Beginning Oct. 22 and involving more than 20 witnesses, the hearing was at times uncomfortable due to the facility. Proceedings took place in a cramped meeting room without a working clock at the Oxnard Performing Arts Center, and attorneys, school administrators and commission members spent six-hour days in foldout chairs.

The content of the case also caused discomfort. Many witnesses, including teachers and administrators, were asked if they had ever watched pornography and what their views of it were. A nonexplicit portion of a video as well as sexually explicit photos featuring Halas were shown at the hearing, evidence that Administrative Law Judge Julie Cabos-Owen tried to limit.

Halas said she was in the pornographic industry from December 2005 to August 2006. Although her résumé says her first teaching position at Simi Valley High School began in June 2006, Halas said she was not in the classroom until late August or early September, after she left the pornographic industry.

The Oxnard district thinks Halas was teaching while appearing in pornography on the side. On Thursday, Assistant Superintendent Sean Goldman presented a document that shows Halas was a substitute teacher for four school districts in February and March of 2006, when she was still making the videos.

Schwab questioned the accuracy of the document.

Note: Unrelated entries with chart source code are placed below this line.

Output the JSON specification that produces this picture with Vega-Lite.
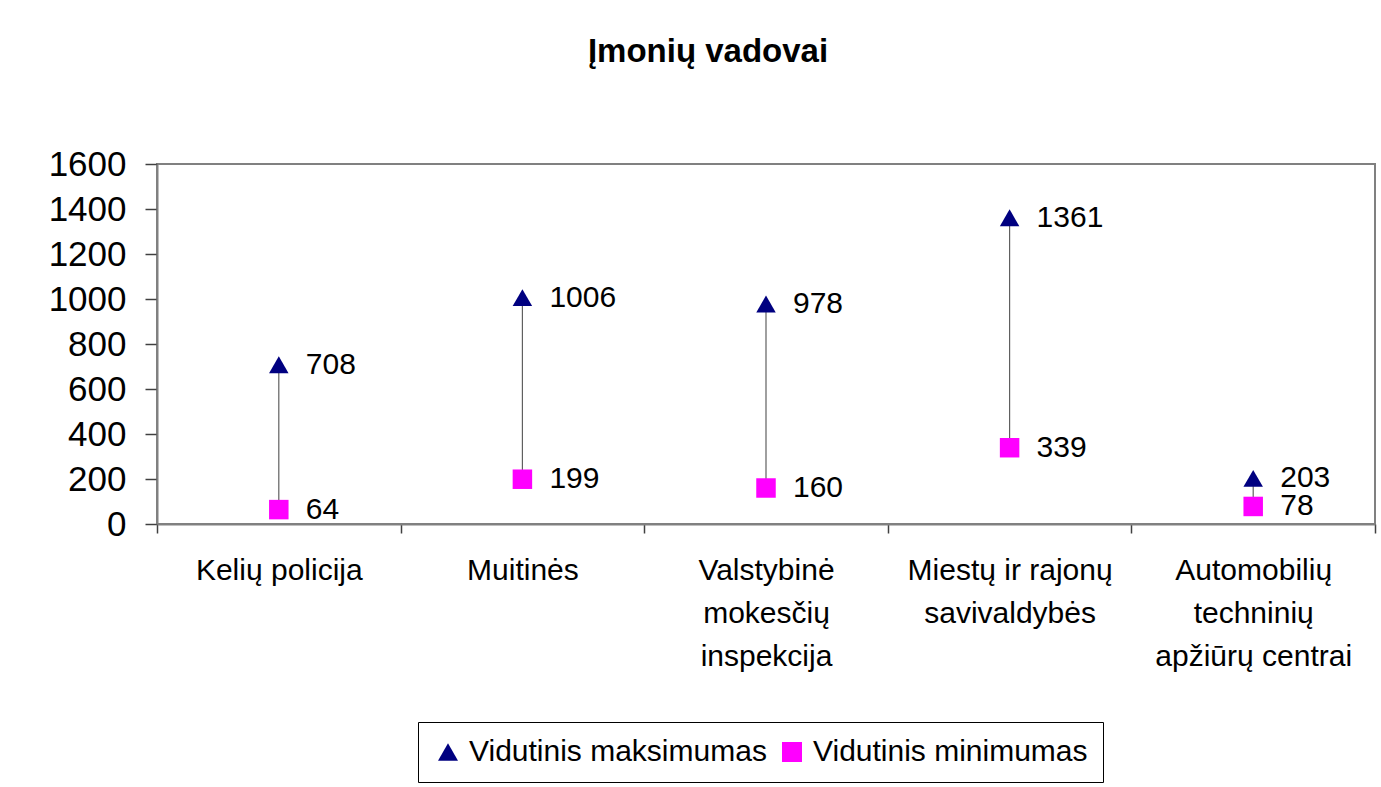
{
  "$schema": "https://vega.github.io/schema/vega-lite/v6.json",
  "width": 1218,
  "height": 360,
  "autosize": {"type": "none"},
  "padding": {"left": 157, "top": 164, "right": 6, "bottom": 263},
  "background": "white",
  "config": {
    "font": "Liberation Sans",
    "view": {"stroke": "#808080", "strokeWidth": 2}
  },
  "title": {
    "text": "Įmonių vadovai",
    "fontSize": 33,
    "fontWeight": "bold",
    "font": "Liberation Sans",
    "color": "black",
    "anchor": "middle",
    "baseline": "alphabetic",
    "offset": 52,
    "dx": -58
  },
  "data": {
    "values": [
      {"cat": "Kelių policija", "series": "Vidutinis maksimumas", "value": 708},
      {"cat": "Kelių policija", "series": "Vidutinis minimumas", "value": 64},
      {"cat": "Muitinės", "series": "Vidutinis maksimumas", "value": 1006},
      {"cat": "Muitinės", "series": "Vidutinis minimumas", "value": 199},
      {"cat": "Valstybinė mokesčių inspekcija", "series": "Vidutinis maksimumas", "value": 978},
      {"cat": "Valstybinė mokesčių inspekcija", "series": "Vidutinis minimumas", "value": 160},
      {"cat": "Miestų ir rajonų savivaldybės", "series": "Vidutinis maksimumas", "value": 1361},
      {"cat": "Miestų ir rajonų savivaldybės", "series": "Vidutinis minimumas", "value": 339},
      {"cat": "Automobilių techninių apžiūrų centrai", "series": "Vidutinis maksimumas", "value": 203},
      {"cat": "Automobilių techninių apžiūrų centrai", "series": "Vidutinis minimumas", "value": 78}
    ]
  },
  "encoding": {
    "x": {
      "field": "cat",
      "type": "nominal",
      "sort": null,
      "scale": {"type": "band", "paddingInner": 0, "paddingOuter": 0},
      "axis": {
        "title": null,
        "labelAngle": 0,
        "labelFontSize": 30,
        "labelColor": "black",
        "labelLineHeight": 43,
        "labelPadding": 22,
        "labelBaseline": "top",
        "labelLimit": 0,
        "tickBand": "extent",
        "tickSize": 9,
        "tickColor": "#404040",
        "tickWidth": 1.5,
        "domainColor": "#808080",
        "domainWidth": 2,
        "labelExpr": "datum.value == 'Valstybinė mokesčių inspekcija' ? ['Valstybinė','mokesčių','inspekcija'] : datum.value == 'Miestų ir rajonų savivaldybės' ? ['Miestų ir rajonų','savivaldybės'] : datum.value == 'Automobilių techninių apžiūrų centrai' ? ['Automobilių','techninių','apžiūrų centrai'] : datum.value"
      }
    }
  },
  "layer": [
    {
      "mark": {"type": "rule", "color": "#606060", "strokeWidth": 1.2},
      "encoding": {
        "y": {"aggregate": "min", "field": "value", "type": "quantitative"},
        "y2": {"aggregate": "max", "field": "value"}
      }
    },
    {
      "mark": {"type": "point", "filled": true, "opacity": 1, "size": 380},
      "encoding": {
        "y": {
          "field": "value",
          "type": "quantitative",
          "scale": {"domain": [0, 1600], "nice": false},
          "axis": {
            "title": null,
            "format": "d",
            "values": [0, 200, 400, 600, 800, 1000, 1200, 1400, 1600],
            "grid": false,
            "labelFontSize": 35,
            "labelColor": "black",
            "labelPadding": 19,
            "tickSize": 12,
            "tickColor": "#404040",
            "tickWidth": 1.5,
            "domainColor": "#808080",
            "domainWidth": 2
          }
        },
        "color": {
          "field": "series",
          "type": "nominal",
          "scale": {"domain": ["Vidutinis maksimumas", "Vidutinis minimumas"], "range": ["#000080", "#FF00FF"]},
          "legend": {
            "title": null,
            "orient": "none",
            "legendX": 261,
            "legendY": 558,
            "direction": "horizontal",
            "labelFontSize": 30,
            "labelColor": "black",
            "labelLimit": 0,
            "labelOffset": 6,
            "symbolSize": 400,
            "symbolOpacity": 1,
            "columnPadding": 10,
            "strokeColor": "black",
            "fillColor": "white",
            "padding": 15
          }
        },
        "shape": {
          "field": "series",
          "type": "nominal",
          "scale": {"domain": ["Vidutinis maksimumas", "Vidutinis minimumas"], "range": ["triangle-up", "square"]}
        }
      }
    },
    {
      "mark": {"type": "text", "align": "left", "baseline": "middle", "dx": 27, "fontSize": 30, "color": "black"},
      "encoding": {
        "y": {"field": "value", "type": "quantitative"},
        "text": {"field": "value", "type": "quantitative"}
      }
    }
  ]
}
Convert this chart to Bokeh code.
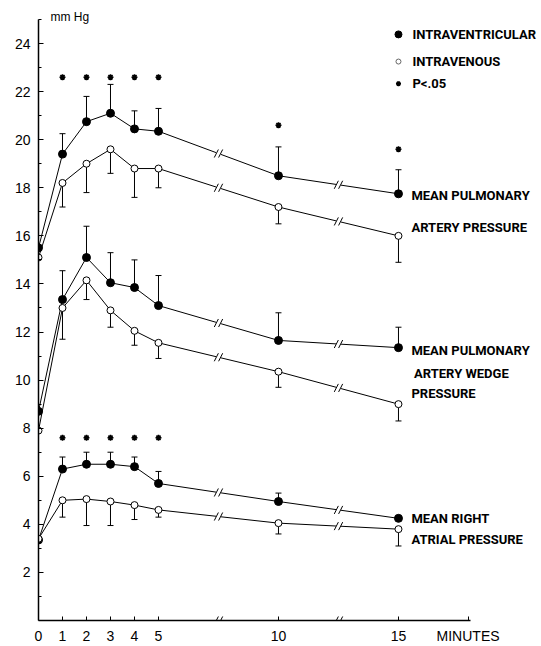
import numpy as np
from bokeh.plotting import figure
from bokeh.models import ColumnDataSource, Whisker, TeeHead, FixedTicker, Range1d
from bokeh.core.properties import value
from bokeh.embed import file_html
from bokeh.resources import INLINE

# ---------------- data ----------------
minutes = [0, 1, 2, 3, 4, 5, 10, 15]
x_tick_values = [0, 1, 2, 3, 4, 5, 10, 15]
x_title = "MINUTES"
y_tick_values = [2, 4, 6, 8, 10, 12, 14, 16, 18, 20, 22, 24]
y_minor_values = [1, 3, 5, 7, 9, 11, 13, 15, 17, 19, 21, 23, 25]
break_minutes = [7.5, 12.5]

# Mean pulmonary artery pressure
mpap_ventricular = [15.5, 19.4, 20.75, 21.1, 20.45, 20.35, 18.5, 17.75]
mpap_ventricular_upper = [None, 20.25, 21.8, 22.3, 21.2, 21.3, 19.7, 18.75]
mpap_venous = [15.1, 18.2, 19.0, 19.6, 18.8, 18.8, 17.2, 16.0]
mpap_venous_lower = [None, 17.2, 17.8, 18.6, 17.6, 18.0, 16.5, 14.9]
mpap_sig_minutes = [1, 2, 3, 4, 5, 10, 15]
mpap_sig_y = [22.6, 22.6, 22.6, 22.6, 22.6, 20.6, 19.6]

# Mean pulmonary artery wedge pressure
mpaw_ventricular = [8.7, 13.35, 15.1, 14.05, 13.85, 13.1, 11.65, 11.35]
mpaw_ventricular_upper = [None, 14.55, 16.4, 15.3, 15.0, 14.35, 12.8, 12.2]
mpaw_venous = [7.9, 13.0, 14.15, 12.9, 12.05, 11.55, 10.35, 9.0]
mpaw_venous_lower = [None, 11.7, 13.35, 12.2, 11.45, 10.9, 9.7, 8.3]

# Mean right atrial pressure
mrap_ventricular = [3.35, 6.3, 6.5, 6.5, 6.4, 5.7, 4.95, 4.25]
mrap_ventricular_upper = [None, 6.8, 7.0, 7.0, 6.8, 6.2, 5.3, None]
mrap_venous = [3.4, 5.0, 5.05, 4.95, 4.8, 4.6, 4.05, 3.8]
mrap_venous_lower = [None, 4.3, 3.95, 3.95, 4.2, 4.3, 3.6, 3.1]
mrap_sig_minutes = [1, 2, 3, 4, 5]
mrap_sig_y = [7.6, 7.6, 7.6, 7.6, 7.6]

legend_texts = ["INTRAVENTRICULAR", "INTRAVENOUS", "P<.05"]
group_texts = ["MEAN PULMONARY", "ARTERY PRESSURE",
               "MEAN PULMONARY", "ARTERY WEDGE", "PRESSURE",
               "MEAN RIGHT", "ATRIAL PRESSURE"]

# ---------------- layout (positions only) ----------------
legend_x_marker = 15.0
legend_x_text = 15.58
legend_y = [24.38, 23.25, 22.33]
group_x = [15.54, 15.54, 15.54, 15.65, 15.54, 15.54, 15.54]
group_y = [17.67, 16.33, 11.22, 10.29, 9.46, 4.25, 3.38]
x_title_pos = 17.9

BOLD_NAME = "Roboto"
BOLD_FONT = value(BOLD_NAME)

p = figure(width=541, height=646, frame_width=503, frame_height=620,
           x_range=Range1d(0, 20.96), y_range=Range1d(0, 25.79),
           output_backend="svg", toolbar_location=None,
           min_border_left=38, min_border_right=0, min_border_top=0,
           min_border_bottom=26)
p.outline_line_color = None
p.xgrid.visible = False
p.ygrid.visible = False
p.background_fill_color = "white"
p.border_fill_color = "white"

# axes
xa = p.xaxis[0]
xa.bounds = (0, 18)
xa.ticker = FixedTicker(ticks=x_tick_values + [x_title_pos])
xa.major_label_overrides = {x_title_pos: x_title}
xa.major_tick_in = 4
xa.major_tick_out = 0
xa.minor_tick_line_color = None
xa.major_label_standoff = 7
xa.major_label_text_font = "Liberation Sans"
xa.major_label_text_font_size = "14px"
xa.major_label_text_color = "black"
xa.axis_line_color = "black"
xa.axis_line_width = 1.5

ya = p.yaxis[0]
ya.bounds = (0, 25)
ya.ticker = FixedTicker(ticks=y_tick_values, minor_ticks=y_minor_values)
ya.major_tick_in = 5
ya.major_tick_out = 0
ya.minor_tick_in = 3
ya.minor_tick_out = 0
ya.major_label_standoff = 8
ya.major_label_text_font = "Liberation Sans"
ya.major_label_text_font_size = "14px"
ya.major_label_text_color = "black"
ya.axis_line_color = "black"
ya.axis_line_width = 1.5


def bars(xs, base, ends, up):
    bx, lo, hi = [], [], []
    for x, b, e in zip(xs, base, ends):
        if e is None:
            continue
        bx.append(x)
        lo.append(min(b, e))
        hi.append(max(b, e))
    src = ColumnDataSource(dict(x=bx, lower=lo, upper=hi))
    w = Whisker(source=src, base="x", lower="lower", upper="upper",
                dimension="height", line_color="black", line_width=1)
    if up:
        w.upper_head = TeeHead(size=6, line_width=1, line_color="black")
        w.lower_head = None
    else:
        w.lower_head = TeeHead(size=6, line_width=1, line_color="black")
        w.upper_head = None
    p.add_layout(w)


series = [
    (mpap_ventricular, mpap_ventricular_upper, True),
    (mpap_venous, mpap_venous_lower, False),
    (mpaw_ventricular, mpaw_ventricular_upper, True),
    (mpaw_venous, mpaw_venous_lower, False),
    (mrap_ventricular, mrap_ventricular_upper, True),
    (mrap_venous, mrap_venous_lower, False),
]

for vals, errs, filled in series:
    bars(minutes, vals, errs, filled)
    p.line(minutes, vals, line_color="black", line_width=1)

# break marks on lines and on the time axis
bxs, bys = [], []
for vals, errs, filled in series:
    for b in break_minutes:
        bxs.append(b)
        bys.append(float(np.interp(b, minutes, vals)))
for b in break_minutes:
    bxs.append(b)
    bys.append(0.0)
p.scatter(bxs, bys, marker="square", size=5, fill_color="white", line_color=None)
p.scatter([x - 0.09 for x in bxs], bys, marker="dash", size=9, angle=1.1,
          line_color="black", line_width=1)
p.scatter([x + 0.09 for x in bxs], bys, marker="dash", size=9, angle=1.1,
          line_color="black", line_width=1)

for vals, errs, filled in series:
    if filled:
        p.scatter(minutes, vals, marker="circle", size=8, fill_color="black",
                  line_color="black")
    else:
        p.scatter(minutes, vals, marker="circle", size=7, fill_color="white",
                  line_color="black", line_width=1)

# significance asterisks
p.scatter(mpap_sig_minutes, mpap_sig_y, marker="asterisk", size=6,
          line_color="black", line_width=1.6)
p.scatter(mrap_sig_minutes, mrap_sig_y, marker="asterisk", size=6,
          line_color="black", line_width=1.6)

# legend
p.scatter([legend_x_marker], [legend_y[0]], marker="circle", size=7,
          fill_color="black", line_color="black")
p.scatter([legend_x_marker], [legend_y[1]], marker="circle", size=5,
          fill_color="white", line_color="#666666", line_width=1)
p.scatter([legend_x_marker], [legend_y[2]], marker="asterisk", size=5,
          line_color="black", line_width=1.6)
p.text(x=[legend_x_text] * 3, y=legend_y, text=legend_texts,
       text_font=BOLD_FONT, text_font_style="bold", text_font_size="13px",
       text_baseline="middle", text_align="left", text_color="black")

# group labels
p.text(x=group_x, y=group_y, text=group_texts,
       text_font=BOLD_FONT, text_font_style="bold", text_font_size="13px",
       text_baseline="middle", text_align="left", text_color="black")

# unit label
p.text(x=[0.5], y=[25.1], text=["mm Hg"], text_font=value("Liberation Sans"),
       text_font_size="12px", text_baseline="middle", text_align="left",
       text_color="black")

open("out.html", "w").write(file_html(p, INLINE))
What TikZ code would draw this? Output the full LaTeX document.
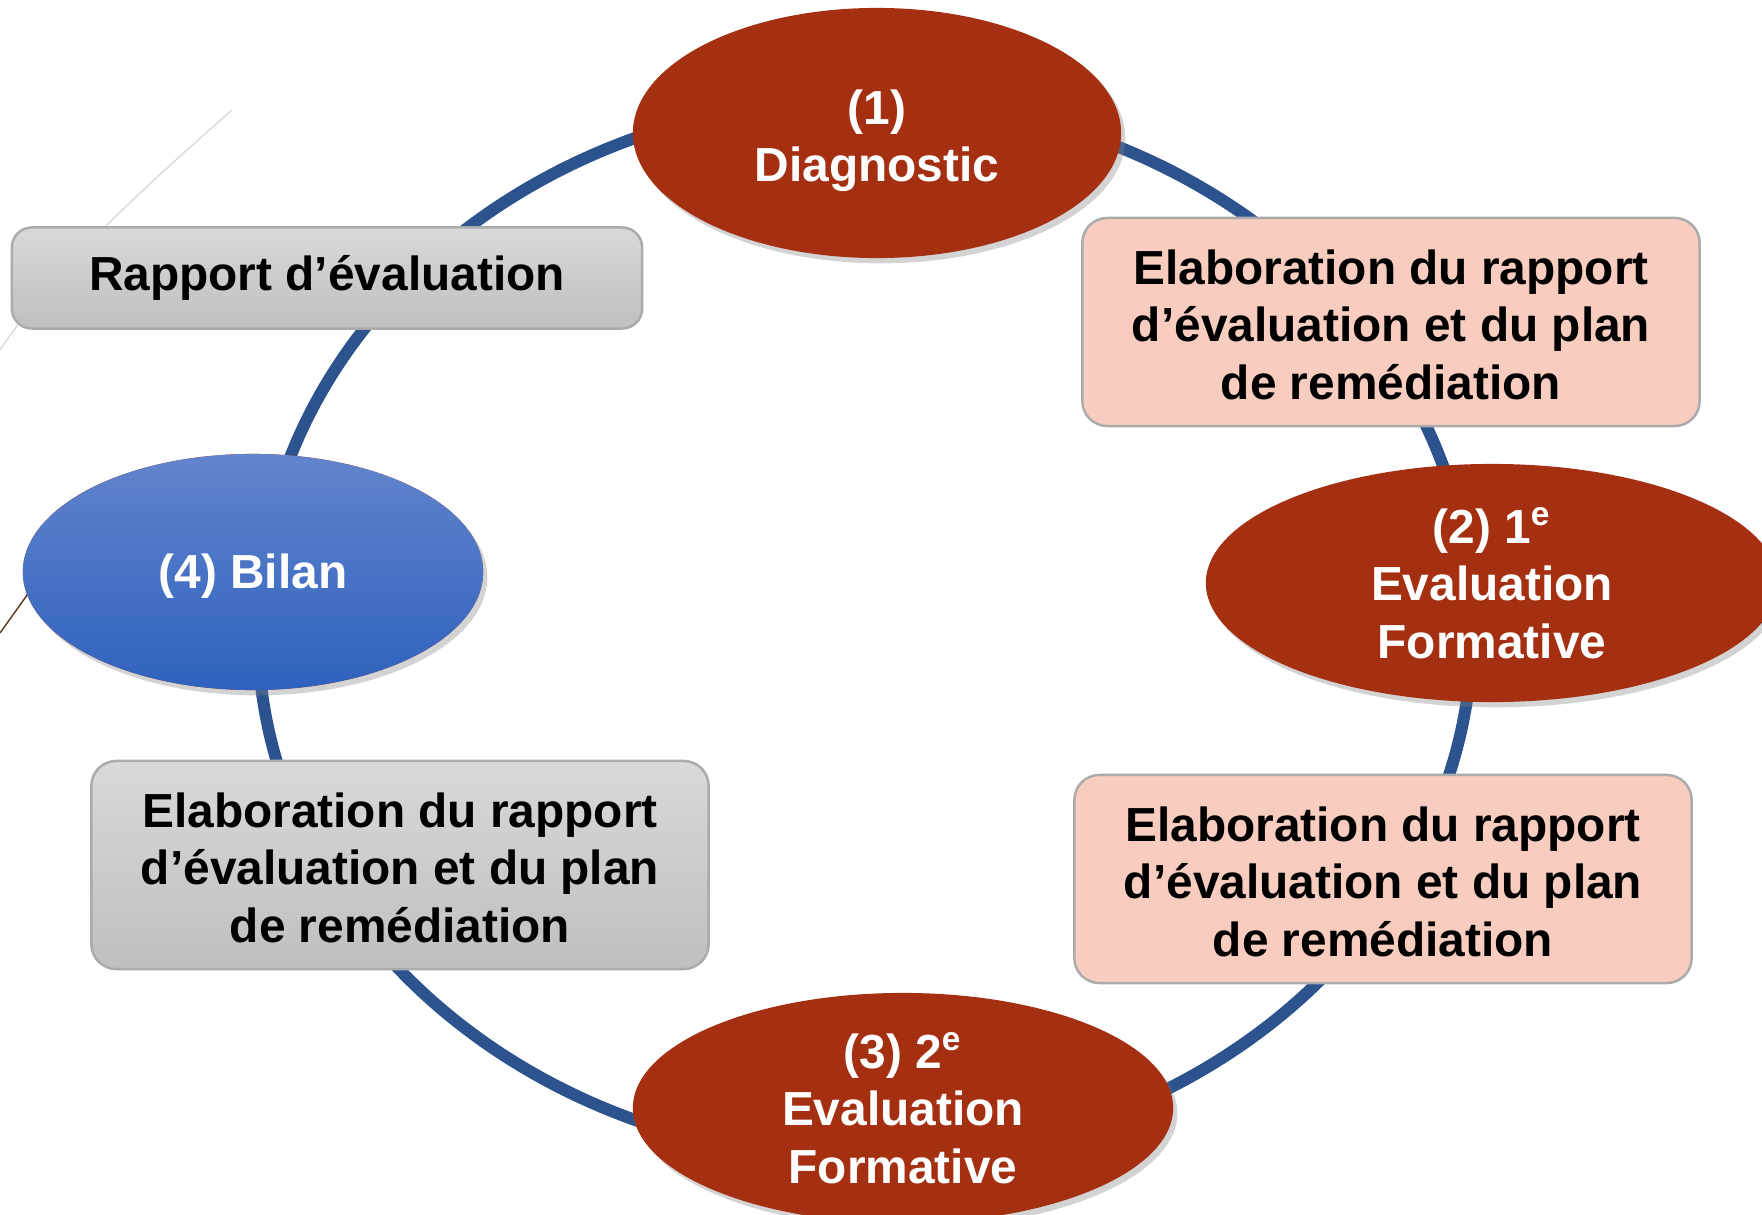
\documentclass[tikz,border=0pt]{standalone}
\usepackage{fontspec}
\setmainfont{Liberation Sans}
\usetikzlibrary{shapes.geometric,shadows}
\definecolor{brique}{RGB}{165,48,17}
\definecolor{anneau}{RGB}{45,83,143}
\definecolor{saumon}{RGB}{248,204,191}
\definecolor{bleuhaut}{RGB}{98,132,204}
\definecolor{bleubas}{RGB}{47,98,190}
\begin{document}
\begin{tikzpicture}[x=0.01cm, y=-0.01cm,
  txt/.style={font=\fontsize{13.6}{16.3}\selectfont\bfseries, align=center},
  oval/.style={txt, ellipse, inner sep=-0.3cm, text=white, fill=brique, drop shadow={opacity=0.35, shadow xshift=1.2pt, shadow yshift=-1.5pt}},
  box/.style={txt, rectangle, rounded corners=0.25cm, draw=black!33, line width=0.7pt, minimum width=6.17cm, minimum height=2.08cm},
  rose/.style={box, fill=saumon},
  gris/.style={box, top color=black!15, bottom color=black!25}]
\useasboundingbox (0,0) rectangle (1762,1215);
\draw[black!15] (232,110) .. controls (170,165) and (60,260) .. (0,350);
\draw[black!55!brown] (0,633) -- (45,570);
\draw[anneau, line width=0.12cm] (865,629) ellipse [x radius=6.07cm, y radius=5.30cm];

\node[gris, minimum width=6.30cm, minimum height=1.01cm, rounded corners=0.2cm] (rapport) at (327,278) {Rapport d’évaluation};
\node[rose] (plan1) at (1391,322) {\rule{0pt}{11.5pt}Elaboration du rapport\\d’évaluation et du plan\\de remédiation};
\node[rose] (plan2) at (1383,879) {\rule{0pt}{11.5pt}Elaboration du rapport\\d’évaluation et du plan\\de remédiation};
\node[gris] (plan3) at (400,865) {\rule{0pt}{11.5pt}Elaboration du rapport\\d’évaluation et du plan\\de remédiation};

\node[oval, minimum width=4.88cm, minimum height=2.50cm] (diag) at (877,133) {\rule{0pt}{14.4pt}(1)\\Diagnostic};
\node[oval, minimum width=5.72cm, minimum height=2.38cm] (eval1) at (1492,583) {(2) 1\textsuperscript{e}\\Evaluation\\Formative};
\node[oval, minimum width=5.40cm, minimum height=2.30cm] (eval2) at (903,1108) {(3) 2\textsuperscript{e}\\Evaluation\\Formative};
\node[oval, top color=bleuhaut, bottom color=bleubas, minimum width=4.60cm, minimum height=2.36cm] (bilan) at (253,572) {\rule{0pt}{12.4pt}(4) Bilan};
\end{tikzpicture}
\end{document}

In the coming weeks, the panel of three women will decide whether to uphold the district’s decision to dismiss Halas. Cabos-Owen along with Cara Comstock, a principal in the Hueneme School District, and Karen Rapien, a science teacher at a Fullerton high school, will all have equal voting rights. The decision does not have to be unanimous, according to guidelines by the state Department of General Services.

If the commission finds the district is right in dismissing Halas, the Commission on Teacher Credentialing would determine whether she can keep her credentials. Both sides will have the opportunity to appeal the commission’s decision in Ventura County Superior Court.